A thriving economy is central to the Business Council of Alberta’s vision of making lives better for Albertans and all Canadians. Indeed, a strong economy is one of the most common indicators for what it means to be prosperous. The more value an economy generates, generally speaking, the richer its residents are.
To be sure, the size of the economy is only one element of true prosperity. It usually means more money for Canadians, but we all know that money isn’t everything. Health, family, access to high-quality education, and a clean and sustainable environment are just a few of the other factors that need to be considered. That’s why BCA is developing a Prosperity Index that incorporates measures such as these to provide a more holistic assessment of just how well-off Albertans are.
That said, income and wealth do matter. Mark Manson wrote that money doesn’t make our problems go away, but it does allow us to have better problems. Struggling to make your car payments is a real problem, but it’s a much better one than wondering when your next meal will be or if you will have a roof over your head that night.

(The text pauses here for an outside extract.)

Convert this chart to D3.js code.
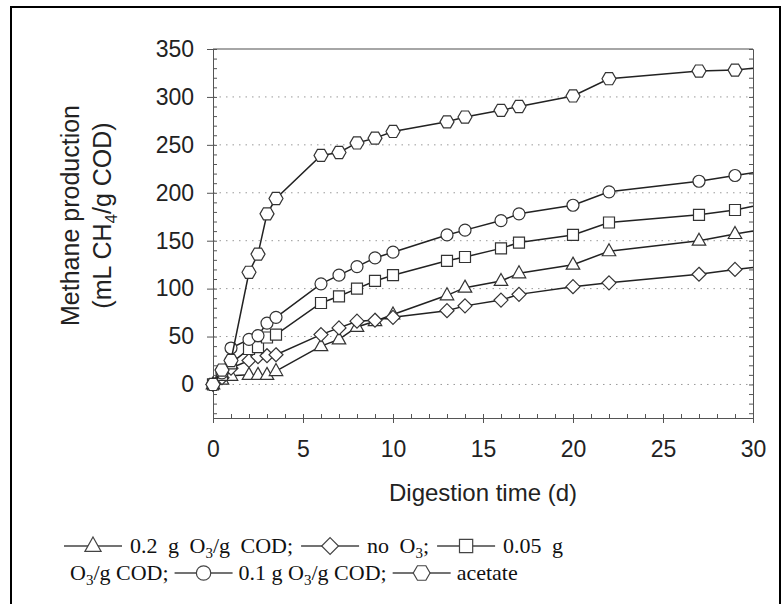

However, our wealth generator – the Canadian economy – is not doing anywhere near as well as many of us seem to think. This is hardly news to Albertans, but it does go against the prevailing view in other parts of the country. The truth of the matter is that compared to our G7 partners, Canada’s recent economic growth is average at best. Last year, our economy grew by about 1.6%, while over the last five years, real GDP nation-wide expanded by about 9.9% – almost exactly in line with the G7 average. Almost.
The problem is that the main source of economic growth in Canada over that time has been population expansion. Last year, Canada’s population grew by about 1.4% – the fastest in the G7 and twice the rate of the next fastest-growing country – the United States.

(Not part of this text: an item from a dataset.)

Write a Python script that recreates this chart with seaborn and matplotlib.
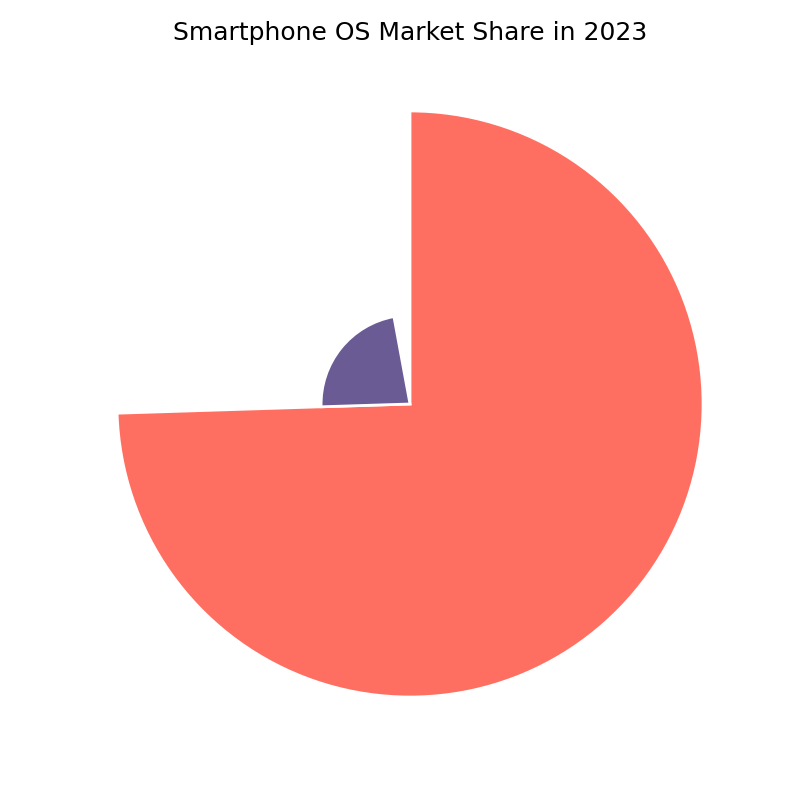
import matplotlib
matplotlib.use("Agg")
import matplotlib.pyplot as plt
import numpy as np
import seaborn as sns

# market share in percent
OS_NAMES = ["Android", "iOS"]
SHARES = [74.5, 22.6]
COLORS = ["#FF6F61", "#6B5B95"]


def main() -> None:
    sns.set_style("white")
    plt.rcParams["font.family"] = ["DejaVu Sans"]

    shares = np.array(SHARES)
    widths = shares / 100.0 * 2 * np.pi
    starts = np.concatenate([[0.0], np.cumsum(widths)[:-1]])

    fig = plt.figure(figsize=(8, 8), dpi=100)
    ax = fig.add_subplot(111, projection="polar")
    ax.set_theta_zero_location("N")
    ax.set_theta_direction(-1)
    ax.bar(starts, shares, width=widths, bottom=0.0, align="edge",
           color=COLORS, edgecolor="white", linewidth=2)
    ax.set_ylim(0, 78.3)
    ax.set_axis_off()
    ax.set_title("Smartphone OS Market Share in 2023", fontsize=18, y=1.077, color="black")

    fig.savefig("out.png", dpi=100)
    plt.close(fig)


if __name__ == "__main__":
    main()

Population growth – which in Canada mostly means immigration – is not only a legitimate driver of economic activity in the short term, it is critical to shaping the workforce we need in the longer term as well. Population growth creates demand for housing, drives consumer spending, and helps to provide businesses with the workers they need.

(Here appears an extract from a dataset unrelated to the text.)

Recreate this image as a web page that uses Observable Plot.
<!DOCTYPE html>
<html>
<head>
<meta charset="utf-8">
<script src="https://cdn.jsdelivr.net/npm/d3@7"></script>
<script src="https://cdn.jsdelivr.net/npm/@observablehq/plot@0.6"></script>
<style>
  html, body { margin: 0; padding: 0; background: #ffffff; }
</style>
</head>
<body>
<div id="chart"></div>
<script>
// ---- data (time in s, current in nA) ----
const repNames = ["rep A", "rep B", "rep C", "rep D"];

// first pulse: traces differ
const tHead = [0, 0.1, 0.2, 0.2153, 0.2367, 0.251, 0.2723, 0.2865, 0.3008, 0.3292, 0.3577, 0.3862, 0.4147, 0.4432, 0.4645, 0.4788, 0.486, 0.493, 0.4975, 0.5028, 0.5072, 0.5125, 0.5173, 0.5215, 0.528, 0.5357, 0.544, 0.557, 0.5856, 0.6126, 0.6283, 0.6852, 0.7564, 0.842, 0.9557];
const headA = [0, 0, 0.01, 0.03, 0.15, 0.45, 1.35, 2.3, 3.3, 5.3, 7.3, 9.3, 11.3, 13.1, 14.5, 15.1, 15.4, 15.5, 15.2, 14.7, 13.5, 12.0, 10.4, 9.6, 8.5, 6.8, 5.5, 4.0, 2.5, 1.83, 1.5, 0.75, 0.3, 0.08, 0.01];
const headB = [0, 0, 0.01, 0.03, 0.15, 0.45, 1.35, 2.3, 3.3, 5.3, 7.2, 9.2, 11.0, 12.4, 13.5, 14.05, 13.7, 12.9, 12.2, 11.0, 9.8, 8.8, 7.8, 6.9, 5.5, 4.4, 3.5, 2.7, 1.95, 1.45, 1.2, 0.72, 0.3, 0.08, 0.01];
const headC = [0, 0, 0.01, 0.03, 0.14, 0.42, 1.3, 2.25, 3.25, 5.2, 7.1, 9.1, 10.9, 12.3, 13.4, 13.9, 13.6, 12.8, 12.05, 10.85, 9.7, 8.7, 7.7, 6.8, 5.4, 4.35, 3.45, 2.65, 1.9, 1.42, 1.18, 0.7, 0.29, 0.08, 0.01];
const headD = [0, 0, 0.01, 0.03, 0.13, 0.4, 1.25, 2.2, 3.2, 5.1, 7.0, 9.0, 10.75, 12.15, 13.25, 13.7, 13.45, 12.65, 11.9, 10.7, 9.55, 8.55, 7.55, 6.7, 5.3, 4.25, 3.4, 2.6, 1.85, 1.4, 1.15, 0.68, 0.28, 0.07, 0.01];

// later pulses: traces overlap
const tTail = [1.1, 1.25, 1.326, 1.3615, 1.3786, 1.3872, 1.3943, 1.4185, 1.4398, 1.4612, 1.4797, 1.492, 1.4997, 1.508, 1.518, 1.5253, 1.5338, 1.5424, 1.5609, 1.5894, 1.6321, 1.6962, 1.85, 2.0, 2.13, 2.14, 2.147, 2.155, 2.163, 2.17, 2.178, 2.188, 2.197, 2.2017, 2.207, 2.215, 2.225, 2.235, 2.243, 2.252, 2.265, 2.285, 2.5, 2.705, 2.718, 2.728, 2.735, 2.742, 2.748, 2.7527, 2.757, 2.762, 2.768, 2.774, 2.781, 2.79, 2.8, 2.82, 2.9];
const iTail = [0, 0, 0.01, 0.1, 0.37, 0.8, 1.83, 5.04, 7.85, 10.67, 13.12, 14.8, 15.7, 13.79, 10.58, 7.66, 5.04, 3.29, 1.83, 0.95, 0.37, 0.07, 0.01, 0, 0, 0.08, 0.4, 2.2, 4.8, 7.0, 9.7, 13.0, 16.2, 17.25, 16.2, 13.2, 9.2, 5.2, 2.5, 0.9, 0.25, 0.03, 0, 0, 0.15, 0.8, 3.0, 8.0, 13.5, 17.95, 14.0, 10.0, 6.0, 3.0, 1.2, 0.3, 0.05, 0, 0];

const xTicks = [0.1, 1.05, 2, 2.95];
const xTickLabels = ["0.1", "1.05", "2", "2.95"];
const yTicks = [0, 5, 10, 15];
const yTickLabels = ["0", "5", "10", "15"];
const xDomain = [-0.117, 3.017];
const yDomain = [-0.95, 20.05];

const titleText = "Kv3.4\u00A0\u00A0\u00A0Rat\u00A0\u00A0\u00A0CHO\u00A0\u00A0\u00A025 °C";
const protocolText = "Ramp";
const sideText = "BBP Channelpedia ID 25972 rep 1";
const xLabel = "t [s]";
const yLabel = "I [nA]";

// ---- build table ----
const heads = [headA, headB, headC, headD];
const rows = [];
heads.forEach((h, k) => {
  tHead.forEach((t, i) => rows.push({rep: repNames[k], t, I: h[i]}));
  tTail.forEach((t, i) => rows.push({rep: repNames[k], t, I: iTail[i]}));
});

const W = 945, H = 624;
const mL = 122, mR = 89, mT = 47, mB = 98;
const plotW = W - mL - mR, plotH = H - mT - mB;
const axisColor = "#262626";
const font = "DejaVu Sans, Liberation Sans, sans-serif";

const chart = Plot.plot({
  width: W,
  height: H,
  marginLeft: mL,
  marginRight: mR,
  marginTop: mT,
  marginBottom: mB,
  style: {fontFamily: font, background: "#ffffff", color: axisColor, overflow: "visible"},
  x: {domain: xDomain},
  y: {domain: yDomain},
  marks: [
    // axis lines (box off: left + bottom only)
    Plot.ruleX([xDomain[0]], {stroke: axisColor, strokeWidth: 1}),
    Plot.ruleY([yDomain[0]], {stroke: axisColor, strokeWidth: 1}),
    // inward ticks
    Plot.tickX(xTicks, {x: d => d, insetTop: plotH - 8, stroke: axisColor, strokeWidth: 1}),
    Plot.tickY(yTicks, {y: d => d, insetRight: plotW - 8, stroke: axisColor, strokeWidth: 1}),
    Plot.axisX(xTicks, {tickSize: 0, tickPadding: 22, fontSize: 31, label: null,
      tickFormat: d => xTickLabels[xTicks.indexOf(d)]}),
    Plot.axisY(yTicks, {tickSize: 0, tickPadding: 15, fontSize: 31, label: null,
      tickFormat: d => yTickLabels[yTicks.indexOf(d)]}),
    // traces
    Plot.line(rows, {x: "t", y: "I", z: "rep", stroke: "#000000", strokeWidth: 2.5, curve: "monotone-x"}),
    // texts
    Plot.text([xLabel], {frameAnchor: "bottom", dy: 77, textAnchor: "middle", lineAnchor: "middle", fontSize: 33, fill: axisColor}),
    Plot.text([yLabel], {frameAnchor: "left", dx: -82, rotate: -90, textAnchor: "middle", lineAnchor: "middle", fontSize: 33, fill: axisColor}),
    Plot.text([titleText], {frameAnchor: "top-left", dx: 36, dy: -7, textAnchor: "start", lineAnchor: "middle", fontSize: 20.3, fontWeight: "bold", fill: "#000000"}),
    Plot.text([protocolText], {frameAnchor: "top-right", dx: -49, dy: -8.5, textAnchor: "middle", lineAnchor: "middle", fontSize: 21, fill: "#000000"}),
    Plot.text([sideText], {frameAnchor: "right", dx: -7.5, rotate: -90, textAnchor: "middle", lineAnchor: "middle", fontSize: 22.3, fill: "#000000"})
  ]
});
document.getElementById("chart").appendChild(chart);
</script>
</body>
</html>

However, if GDP per capita is a measure of prosperity and the population is growing almost as fast as the economy itself, that means that individual Canadians are not getting any better off.
The numbers bear this out. After taking population growth into account, Canada’s economic performance falls from slightly below average to the very bottom of the list of G7 countries; on a per capita basis, we’re growing at less than half the rate of the United States.
One reason why many Canadians don’t see a problem is that our three most populous provinces are doing much better than the rest. GDP per capita in BC has risen by about 7.7% over the last five years, while growth in Ontario and Quebec has been 6.45% and 5.73%, respectively. These numbers are still well below US figures, but they’re at least closer.
Meanwhile, the struggles in Alberta are real. Since 2013, GDP per capita in Alberta has fallen by 3.79% – by far the worst showing of any province in Canada. It’s no mystery why this is. Business investment has plummeted since the oil price crash – not just in the energy sector but all across Alberta – and businesses are hesitant to invest in a province where there is so much policy uncertainty around its main economic growth engine.
Sitting at the bottom of the G7 pack just isn’t good enough. Whether in Alberta or elsewhere, slow per capita GDP growth impacts job quality and wages, and it limits our ability to afford high-quality government services. We need to face up to the fact that the Canadian economy is badly underperforming and put renewed policy focus – both federally and provincially – on turning the ship around.
How do we do that?
First, we need to ensure that both Alberta and Canada as a whole are attractive locations in which to invest. That means a competitive tax system, smart and efficient regulations, high-quality infrastructure, a skilled and adaptable workforce, and stable and predictable government policy.
Second, we need to foster business innovation, technology development, and implementation to ensure that our economy is as productive and competitive as possible.
Third, we need to support responsible resource development, recognizing that Canada’s relatively clean energy can be part of the solution to lowering global greenhouse gas emissions.
This is no small challenge, especially given the results of the recent federal election which revealed a country deeply divided along regional lines. However, this cannot be an excuse for inaction.
Federal policy needs to recognize that a strong Alberta is a critical part of a healthy Canada and take action to support that recognition. And provincial policy needs to focus on restoring Alberta’s reputation as a dynamic investment destination. Only in that way can we turn the economy around and truly build a better Alberta in a better Canada.